If walking can be use to write stories, essays, and poems, why not histories, especially those yet to be written?

Weird but it seems that Los Baños doesn’t have a dedicated history book much less a book just about Los Baños in general. I went to the UPLB library once and asked a librarian for books on LB’s local history, and what he gave me were books on the raid of the the Los Baños internment camp. I asked a friend who teaches history at UPLB and he told me LB’s history is “touched” in UPLB’s history book. Then he sent me links on lectures about the history of Grove.

But really? No dedicated book? No one has ever dared to write a book about this place’s story? Its spirit?

I am highly skeptical and my research may not have been thorough enough. But if there is a book, shouldn’t I have seen it by now?

Our disassociation to landscape, to place, baffles me.

There is this glitch in Google maps, a small stretch of road near the UPLB main library, which Google names “Narra.” When you walk along that road and you care to look up, you’ll see that the tin sign says Domingo M. Lantican Ave.

But then I took a walk last night, as it has always been, up to the College of Forestry, and there on the intersection of Lantican and Makiling Street, in front the gate of Forest Products Research and Development Institute, I saw a short stone sign, which I may have noticed before but didn’t care. It says “Narra.” And I remembered that Makiling Street had the same stone sign and it just occurred to me while I am writing this that I saw a similar sign in another street, Drilon, the concrete road built along a vibrant stream of the Molawin river, which me and my friends affectionately call “batis.” The sign I couldn’t remember but it was a name of a tree.

And a narrative formed in my head.
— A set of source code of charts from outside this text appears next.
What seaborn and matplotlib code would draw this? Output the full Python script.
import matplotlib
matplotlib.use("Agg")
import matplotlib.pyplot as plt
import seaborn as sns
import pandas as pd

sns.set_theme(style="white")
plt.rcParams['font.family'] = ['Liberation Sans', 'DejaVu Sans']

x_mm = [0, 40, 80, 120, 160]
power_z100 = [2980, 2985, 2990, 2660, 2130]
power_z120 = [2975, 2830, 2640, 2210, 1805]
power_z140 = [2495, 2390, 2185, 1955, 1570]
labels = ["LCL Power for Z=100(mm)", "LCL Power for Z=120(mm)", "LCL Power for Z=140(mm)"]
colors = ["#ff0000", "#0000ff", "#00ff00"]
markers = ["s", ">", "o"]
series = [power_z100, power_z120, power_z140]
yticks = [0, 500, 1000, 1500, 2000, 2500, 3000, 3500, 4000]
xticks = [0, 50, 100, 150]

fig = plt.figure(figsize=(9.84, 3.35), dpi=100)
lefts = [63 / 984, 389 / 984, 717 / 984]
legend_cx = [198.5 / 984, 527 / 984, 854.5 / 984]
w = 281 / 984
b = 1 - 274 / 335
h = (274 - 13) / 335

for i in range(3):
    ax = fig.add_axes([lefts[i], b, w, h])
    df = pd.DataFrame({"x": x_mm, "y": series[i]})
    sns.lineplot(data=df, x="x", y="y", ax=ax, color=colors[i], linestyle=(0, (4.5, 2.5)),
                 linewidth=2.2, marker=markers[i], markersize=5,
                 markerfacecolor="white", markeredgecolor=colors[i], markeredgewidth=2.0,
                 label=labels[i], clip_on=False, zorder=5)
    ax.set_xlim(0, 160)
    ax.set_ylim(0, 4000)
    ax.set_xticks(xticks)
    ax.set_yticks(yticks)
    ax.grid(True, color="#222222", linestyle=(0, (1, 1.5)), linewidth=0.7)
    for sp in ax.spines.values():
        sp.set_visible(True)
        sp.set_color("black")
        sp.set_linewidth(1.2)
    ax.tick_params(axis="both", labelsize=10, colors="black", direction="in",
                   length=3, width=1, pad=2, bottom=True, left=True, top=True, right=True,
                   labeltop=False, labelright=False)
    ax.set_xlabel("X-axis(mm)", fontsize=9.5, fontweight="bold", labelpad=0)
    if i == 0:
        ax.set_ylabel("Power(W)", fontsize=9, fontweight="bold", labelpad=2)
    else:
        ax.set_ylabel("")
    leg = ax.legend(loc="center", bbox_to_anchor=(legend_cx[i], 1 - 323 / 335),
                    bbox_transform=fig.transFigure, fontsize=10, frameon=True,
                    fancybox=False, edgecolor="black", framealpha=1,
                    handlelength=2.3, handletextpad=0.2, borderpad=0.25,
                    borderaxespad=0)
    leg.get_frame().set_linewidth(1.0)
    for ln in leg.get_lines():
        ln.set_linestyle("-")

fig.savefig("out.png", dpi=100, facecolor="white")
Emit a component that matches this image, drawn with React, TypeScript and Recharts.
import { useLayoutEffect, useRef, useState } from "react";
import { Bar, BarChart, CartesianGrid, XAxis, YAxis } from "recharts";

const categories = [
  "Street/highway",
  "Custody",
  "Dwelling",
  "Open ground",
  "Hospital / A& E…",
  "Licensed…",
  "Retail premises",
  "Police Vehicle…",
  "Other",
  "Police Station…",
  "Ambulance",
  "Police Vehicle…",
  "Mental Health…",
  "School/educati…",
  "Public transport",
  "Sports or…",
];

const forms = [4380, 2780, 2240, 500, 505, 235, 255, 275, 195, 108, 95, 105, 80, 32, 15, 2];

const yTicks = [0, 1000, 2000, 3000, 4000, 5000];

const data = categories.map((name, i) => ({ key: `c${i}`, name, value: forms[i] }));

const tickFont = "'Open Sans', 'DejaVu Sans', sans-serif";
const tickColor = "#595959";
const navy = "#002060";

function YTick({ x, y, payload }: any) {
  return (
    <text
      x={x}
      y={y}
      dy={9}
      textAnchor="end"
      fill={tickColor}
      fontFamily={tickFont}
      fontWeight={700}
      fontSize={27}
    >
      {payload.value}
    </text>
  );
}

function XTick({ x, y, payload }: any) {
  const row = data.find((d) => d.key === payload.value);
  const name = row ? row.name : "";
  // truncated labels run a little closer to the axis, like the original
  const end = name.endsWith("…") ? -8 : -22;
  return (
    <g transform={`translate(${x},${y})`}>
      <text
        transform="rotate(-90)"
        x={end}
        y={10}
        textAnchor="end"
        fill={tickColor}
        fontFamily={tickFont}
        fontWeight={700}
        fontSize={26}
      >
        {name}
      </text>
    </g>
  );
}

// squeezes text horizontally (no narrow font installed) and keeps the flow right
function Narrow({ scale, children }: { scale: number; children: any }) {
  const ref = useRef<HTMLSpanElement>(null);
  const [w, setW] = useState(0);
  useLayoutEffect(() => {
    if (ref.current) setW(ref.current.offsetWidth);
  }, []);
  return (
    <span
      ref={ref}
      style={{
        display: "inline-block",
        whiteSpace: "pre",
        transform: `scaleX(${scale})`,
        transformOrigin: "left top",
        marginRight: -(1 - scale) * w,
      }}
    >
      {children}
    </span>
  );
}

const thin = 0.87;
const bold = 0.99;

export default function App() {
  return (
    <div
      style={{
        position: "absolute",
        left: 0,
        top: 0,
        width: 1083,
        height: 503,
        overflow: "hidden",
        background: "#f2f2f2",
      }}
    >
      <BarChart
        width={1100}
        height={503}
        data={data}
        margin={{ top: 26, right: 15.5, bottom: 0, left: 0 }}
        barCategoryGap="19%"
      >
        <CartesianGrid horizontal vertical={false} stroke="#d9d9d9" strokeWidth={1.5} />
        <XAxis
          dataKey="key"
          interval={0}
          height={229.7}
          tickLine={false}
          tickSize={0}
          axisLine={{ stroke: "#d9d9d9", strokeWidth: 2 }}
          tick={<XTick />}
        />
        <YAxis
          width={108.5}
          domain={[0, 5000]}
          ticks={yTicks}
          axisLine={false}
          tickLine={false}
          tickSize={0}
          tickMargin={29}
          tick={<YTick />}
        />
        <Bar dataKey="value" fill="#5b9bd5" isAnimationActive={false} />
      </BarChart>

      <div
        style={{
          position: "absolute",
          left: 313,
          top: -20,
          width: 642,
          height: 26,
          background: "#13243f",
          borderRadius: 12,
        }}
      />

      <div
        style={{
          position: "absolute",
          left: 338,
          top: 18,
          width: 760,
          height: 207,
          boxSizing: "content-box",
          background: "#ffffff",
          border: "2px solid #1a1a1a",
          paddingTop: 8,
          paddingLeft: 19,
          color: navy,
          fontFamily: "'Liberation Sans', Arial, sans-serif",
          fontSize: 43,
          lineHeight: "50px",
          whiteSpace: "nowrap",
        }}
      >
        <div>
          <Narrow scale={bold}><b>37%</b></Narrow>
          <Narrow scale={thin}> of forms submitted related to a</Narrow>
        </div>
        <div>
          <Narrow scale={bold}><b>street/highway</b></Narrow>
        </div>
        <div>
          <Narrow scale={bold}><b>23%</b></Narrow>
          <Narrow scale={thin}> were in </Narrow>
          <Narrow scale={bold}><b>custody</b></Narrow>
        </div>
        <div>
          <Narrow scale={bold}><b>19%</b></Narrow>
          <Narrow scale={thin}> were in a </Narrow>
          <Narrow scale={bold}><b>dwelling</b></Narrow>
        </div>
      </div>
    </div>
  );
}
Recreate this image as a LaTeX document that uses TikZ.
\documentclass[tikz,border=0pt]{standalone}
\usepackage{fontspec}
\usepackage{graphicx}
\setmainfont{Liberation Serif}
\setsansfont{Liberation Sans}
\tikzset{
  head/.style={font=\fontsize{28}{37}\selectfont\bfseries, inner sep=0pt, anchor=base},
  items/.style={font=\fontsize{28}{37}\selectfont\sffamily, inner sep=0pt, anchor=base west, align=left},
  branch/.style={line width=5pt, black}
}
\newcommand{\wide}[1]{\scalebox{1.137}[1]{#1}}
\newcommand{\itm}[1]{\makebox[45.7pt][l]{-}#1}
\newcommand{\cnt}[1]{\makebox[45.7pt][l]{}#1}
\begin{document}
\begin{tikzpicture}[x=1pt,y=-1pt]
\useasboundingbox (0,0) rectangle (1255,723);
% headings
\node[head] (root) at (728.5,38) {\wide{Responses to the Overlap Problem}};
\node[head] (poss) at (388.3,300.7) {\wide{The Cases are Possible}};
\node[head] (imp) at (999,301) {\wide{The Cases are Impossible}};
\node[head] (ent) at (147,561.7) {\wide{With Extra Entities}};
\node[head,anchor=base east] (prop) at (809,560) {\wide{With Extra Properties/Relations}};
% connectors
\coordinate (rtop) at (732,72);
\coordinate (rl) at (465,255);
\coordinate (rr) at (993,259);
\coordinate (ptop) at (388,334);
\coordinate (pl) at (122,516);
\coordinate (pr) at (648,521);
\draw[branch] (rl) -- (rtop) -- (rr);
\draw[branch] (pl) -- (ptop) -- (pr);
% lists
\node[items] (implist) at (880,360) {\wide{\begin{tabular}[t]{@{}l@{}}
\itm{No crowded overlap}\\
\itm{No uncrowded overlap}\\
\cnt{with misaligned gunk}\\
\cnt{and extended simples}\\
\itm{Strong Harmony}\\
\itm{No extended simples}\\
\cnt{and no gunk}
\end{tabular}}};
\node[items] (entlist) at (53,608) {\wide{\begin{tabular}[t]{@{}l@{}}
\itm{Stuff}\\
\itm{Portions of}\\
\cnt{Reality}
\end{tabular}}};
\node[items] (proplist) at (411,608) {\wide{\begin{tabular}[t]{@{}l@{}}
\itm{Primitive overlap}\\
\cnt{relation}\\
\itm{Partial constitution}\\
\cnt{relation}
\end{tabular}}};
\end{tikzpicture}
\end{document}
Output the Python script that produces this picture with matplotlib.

The names in stone signs were the old names of these streets and the glitch in Google Maps may have been caused by someone who entered a dated data: the old name of Lantican. So a wide renaming happened. The streets of old in UPLB used to have simpler names, names of trees. The new ones are names of supposedly important people.

And I understood this without reading a history book. I understood that between now and a long time ago, something happened. And nobody needs to tell me. Nobody needs to talk. I do not need a book. I just need to walk, to look, and then I’ll understand. Then perhaps I could tell the story.

This is the old way of creating stories. Our ancestors looked around them and created narratives.